1. The problem statement, all variables and given/known data

Solve:
$(x^2-1)y'' + 4xy' + 2y = 6x$, given that $y_1=\frac{1}{x-1}$ and $y_2=\frac{1}{x+1}$.

2. Relevant equations

3. The attempt at a solution

Since both solutions are given, the solution to the homogenous system is:
$$y_h=C_1\frac{1}{x-1} + C_2\frac{1}{x+1}$$
And the solution to the original equation would be:
$$y=C_1(x)\frac{1}{x-1} + C_2(x)\frac{1}{x+1}$$

To solve I use this system of equations:

$$C_1'(x)\frac{1}{x-1} + C_2'(x)\frac{1}{x+1} = 0$$
$$-C_1'(x)\frac{1}{(x-1)^2} - C_2'(x)\frac{1}{(x+1)^2} = 6x$$

Somehow, all of this should end up being: $y=\frac{C_1}{x-1} + \frac{C_2}{x+1} + x$, according to the answers, but I just can't get there.
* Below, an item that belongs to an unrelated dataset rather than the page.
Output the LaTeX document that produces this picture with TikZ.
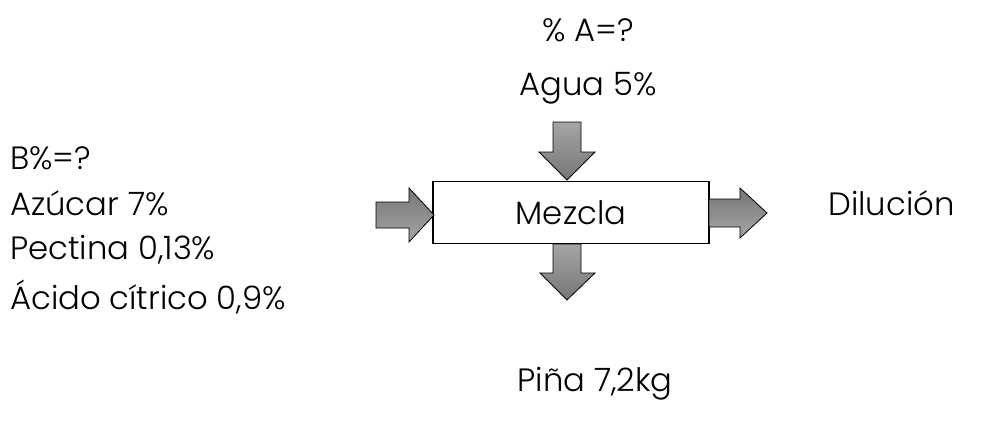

Was there anything wrong in the systems of equations? Or is it me solving for the constants (I didn't write it here)?

2. Dec 9, 2009

### Staff: Mentor

It's not clear in your OP, but apparently y1 and y2 are solutions to the homogeneous equation. If that's the case, then you should try yp = Ax + B for your particular solution.

3. Dec 11, 2009

### manenbu

Yes, those are solutions to the homogenous equation. I'm trying to solve it using the variation method, using y = c1(x) y1 + c2(x) y2.

4. Dec 11, 2009

### HallsofIvy

Staff Emeritus
You could do that, but Mark44's suggestion for "undetermined coefficients" is much simpler.

5. Dec 13, 2009

### manenbu

Ok, so let's assume I still want to solve it using the variation method, just to see that I'm doing it ok (because obviously I went wrong there).

Is my system ok? Any recommendations on a preferred way to solve it?